UK Lawmaker Calls for Appointment of 'Porn Minister'

LONDON — Baroness Gabrielle Bertin, the Conservative member of Parliament who recently convened a new anti-pornography task force, is calling for the appointment of a “minister for porn,” according to British news outlet The Guardian.

Bertin told The Guardian that the government “needs urgently to appoint a minister for porn” in order to make sure the issue “gets the attention it deserves.”

While she did not nominate any particular person to fill that role, Bertin did repeatedly make it clear that she considers herself to be the only member of Parliament willing to focus on and discuss issues related to pornography.

As XBIZ reported last week, Bertin — a member of the unelected House of Lords — served as architect of the influential pornography review that recommended banning adult content deemed “degrading, violent and misogynistic.” That report has already begun to shape legislation and government policy in the U.K. As XBIZ reported earlier in June, Bertin’s call for the criminalization of content featuring “choking” has now made its way into legislative proposals, with the government announcing its plan to enact such a ban.

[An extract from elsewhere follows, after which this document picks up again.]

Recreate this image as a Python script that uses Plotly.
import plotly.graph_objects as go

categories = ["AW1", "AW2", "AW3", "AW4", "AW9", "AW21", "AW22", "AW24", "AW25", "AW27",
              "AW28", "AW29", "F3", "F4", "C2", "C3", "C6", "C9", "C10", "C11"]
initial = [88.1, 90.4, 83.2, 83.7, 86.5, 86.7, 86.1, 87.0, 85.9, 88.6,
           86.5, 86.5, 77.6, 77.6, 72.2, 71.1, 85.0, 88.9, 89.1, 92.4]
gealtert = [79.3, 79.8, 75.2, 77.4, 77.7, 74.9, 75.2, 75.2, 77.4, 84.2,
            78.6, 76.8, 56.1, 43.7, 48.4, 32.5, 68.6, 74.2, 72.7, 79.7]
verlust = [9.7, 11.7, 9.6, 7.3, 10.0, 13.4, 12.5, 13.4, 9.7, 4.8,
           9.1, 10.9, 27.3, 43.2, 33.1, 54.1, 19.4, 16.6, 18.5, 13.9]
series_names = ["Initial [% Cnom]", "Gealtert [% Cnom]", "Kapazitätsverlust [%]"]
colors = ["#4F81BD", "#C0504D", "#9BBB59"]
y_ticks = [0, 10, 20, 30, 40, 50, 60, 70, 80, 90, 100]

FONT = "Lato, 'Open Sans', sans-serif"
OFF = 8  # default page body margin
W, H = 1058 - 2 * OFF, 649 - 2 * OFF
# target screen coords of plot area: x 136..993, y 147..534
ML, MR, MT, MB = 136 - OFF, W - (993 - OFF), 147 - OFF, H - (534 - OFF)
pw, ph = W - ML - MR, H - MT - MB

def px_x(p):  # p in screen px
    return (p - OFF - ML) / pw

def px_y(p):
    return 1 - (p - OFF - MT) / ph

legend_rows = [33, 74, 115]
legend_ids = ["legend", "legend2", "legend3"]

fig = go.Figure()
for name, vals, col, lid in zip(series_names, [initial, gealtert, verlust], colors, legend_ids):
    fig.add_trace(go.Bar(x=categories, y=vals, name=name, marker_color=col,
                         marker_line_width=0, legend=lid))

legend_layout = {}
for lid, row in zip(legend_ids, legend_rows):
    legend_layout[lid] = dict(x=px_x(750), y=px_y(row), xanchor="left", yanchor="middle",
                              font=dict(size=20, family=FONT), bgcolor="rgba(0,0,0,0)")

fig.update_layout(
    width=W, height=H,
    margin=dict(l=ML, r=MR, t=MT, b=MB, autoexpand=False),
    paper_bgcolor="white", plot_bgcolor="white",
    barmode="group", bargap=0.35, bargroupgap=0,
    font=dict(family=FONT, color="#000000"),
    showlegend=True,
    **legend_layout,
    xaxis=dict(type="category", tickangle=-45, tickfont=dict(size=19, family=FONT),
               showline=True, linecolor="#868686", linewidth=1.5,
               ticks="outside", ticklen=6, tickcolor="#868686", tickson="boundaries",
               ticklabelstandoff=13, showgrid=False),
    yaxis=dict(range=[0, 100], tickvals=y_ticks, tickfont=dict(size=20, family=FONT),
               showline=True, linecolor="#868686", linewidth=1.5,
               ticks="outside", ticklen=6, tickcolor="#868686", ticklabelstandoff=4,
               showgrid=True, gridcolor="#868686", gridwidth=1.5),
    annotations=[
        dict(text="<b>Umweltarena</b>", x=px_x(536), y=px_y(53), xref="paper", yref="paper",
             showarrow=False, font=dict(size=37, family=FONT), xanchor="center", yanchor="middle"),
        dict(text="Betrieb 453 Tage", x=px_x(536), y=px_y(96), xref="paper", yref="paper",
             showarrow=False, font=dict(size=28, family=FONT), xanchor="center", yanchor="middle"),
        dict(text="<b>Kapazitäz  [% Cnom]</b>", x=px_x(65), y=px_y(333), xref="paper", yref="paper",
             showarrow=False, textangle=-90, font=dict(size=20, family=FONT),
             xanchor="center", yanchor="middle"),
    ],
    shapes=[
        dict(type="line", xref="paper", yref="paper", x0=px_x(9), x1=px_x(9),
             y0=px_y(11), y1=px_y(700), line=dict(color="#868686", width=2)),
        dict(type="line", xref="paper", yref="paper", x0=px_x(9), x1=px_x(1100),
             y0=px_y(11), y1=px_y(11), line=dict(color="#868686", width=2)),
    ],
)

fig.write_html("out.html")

Bertin’s new “Independent Pornography Review task force” reportedly includes politicians, law enforcement and nonprofits in its deliberations on how to regulate online content — but The Guardian article noted that she has not invited any adult industry representatives to join the group, as she is “wary of anything that might let the industry ‘mark their own homework.’”

In February 2024, representatives of the Free Speech Coalition, along with sex workers, producers and industry advocates, pressed for ongoing discussions with industry stakeholders during a meeting with Bertin that FSC Executive Director Alison Boden called an “opportunity to contest misinformation and bad policy.”

According to FSC Director of Public Policy Mike Stabile, the trade organization's involvement in the consulting process was "often contentious."

"From the beginning of the process, it was clear that the review had a specific goal — a broad crackdown on adult content," Stabile told XBIZ earlier this year, when the recommendations of the pornography review were announced.